Chief Technology Officer, Sourcefabric
Career profile provided by CareerMash
“One of the reasons I got into technology was to have a larger effect on the world. The Internet allows us to reach almost the entire world. "
Paul creates software that makes it easy for independent media in emerging democracies to use the power of digital journalism to get their voices heard.
Sourcefabric is a non-profit organization that gives organizations free access to the digital software tools they need to launch newspapers, community radio or web magazines. Because it’s available online for free, the software doesn’t require a license, something that’s called ‘open source’ in the industry. The tools can be implemented by even the smallest organization to spread its message through media websites, radio broadcasts, printed news, stories, videos and social media.
If the software is free, how does Sourcefabric make money? As a non-profit, the company receives grants and contracts from businesses to implement, train, host, maintain and support the software. For example, Swiss newspaper the Tages Woche uses it to control which articles are accessible to the public and to paid subscribers.
Paul mashes journalism and technology to promote change. “One of the reasons I got into technology was to have a larger effect on the world. The Internet allows us to reach almost the entire world. We’ve seen open source software make a difference. People anywhere in the world can collaborate to get their message out.”
Sourcefabric has three main products. Airtime is its radio broadcasting software and Newscoop is a web content management system for journalists for online newspapers. Sourcefabric also offers Superdesk for managing newsrooms and content. Similar digital media programs are not only expensive but don’t allow multiple DJs or journalists to collaborate on programs or content from different locations.
A Day in the Life
Paul started out programming but now focuses on overseeing the 17 developers spread across the company’s offices in Prague, Czech Republic, Berlin, Germany and Toronto. They also have satellite offices in Poland, Belarus, Romania and Guatemala. Yes, he does travel to the other locations!
“I organize the developers and work with clients to actually produce the products. I help design the features and make sure everything runs the way it’s supposed to.”
Paul focuses primarily on the web radio software, Airtime. “When we first started out we didn’t know if Airtime would be accepted or useful to anyone. We made the most minimal product we could and released it. To our surprise, we suddenly received a lot of interest. Since then, a lot of radio stations have started using Airtime and it’s beginning to get traction in the marketplace.”
Launched in February, 2011, Airtime has already made an international impact. One of its first major clients was the West Africa Democracy Radio (WADR), which now broadcasts across 13 countries in West Africa. Paul’s work helped WADR and Sourcefabric earn the Knight-Batten Award for Innovations in Journalism. The award honors the creative use of new technologies to engage people in important public issues.
Newscoop allowed over a dozen media organizations to get off the ground in Belarus, a country in Eastern Europe bordered by Russia.
“We also have a lot of consultants who have run large bureaus such as CNN, Al Jazeera and the BBC. They consult for us on the launches of various newspapers and radio stations.”
Paul continually drafts and designs new features for the software, then works with his colleagues in Prague and Romania to implement them.

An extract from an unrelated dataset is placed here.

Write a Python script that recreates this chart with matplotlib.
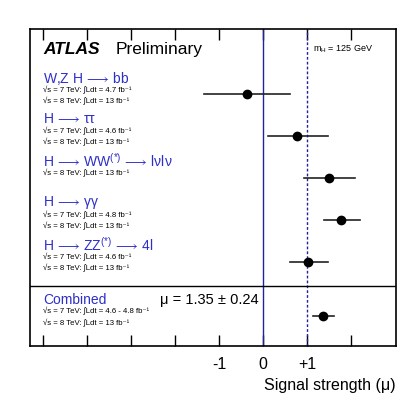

As well, he trains organizations and ensures they can handle potential problems.
“No one has built an open source application to produce a radio broadcast in this way before so everything we do is brand new. And hopefully I’m helping to make the world a better place"
Paul studied computer sciences at the University of Central Florida and at a Master’s level at the University of Wisconsin-Madison. He started working as a software developer at a U.S. tech start-up before he moved to Toronto to take a team lead position at Opencola, an open source software company. Paul was a senior software developer at three other companies and led a team at a company that produced software to manage electronic media records. In May 2010, he joined Sourcefabric and helped launch Airtime in February 2011.
Why this job rocks
“No one has built an open source application to produce a radio broadcast in this way before so everything we do is brand new. And hopefully I’m helping to make the world a better place.”
Sourcefabric meets in Prague once a year for a get together party and meetings. At its 2011 Mediafabric conference, over 250 journalists and users attended to explore new ideas in digital journalism and open technology. Then, for the two days following the conference, developers and users met to further improve Sourcefabric’s software. The event received international media coverage.
Sourcefabric is relatively new so gaining mindshare and spreading the word – as well as getting funding - are significant challenges. The rapid success eased a lot of strain as news organizations around the world picked up the technology. Since non-profit status has to be documented, Sourcefabric monitors and reports every step of its international work. For income, it also creates new features for commercial companies.
“We join our expertise with granting institutions and media people in each country. Those three things combined help promote the freedom of speech. Without any of those components you can’t make it happen.”
Tips for success
Paul recommends students who want to change the world through technology learn programming. “It has great security and you’ll never be without a job if you’re a great programmer.”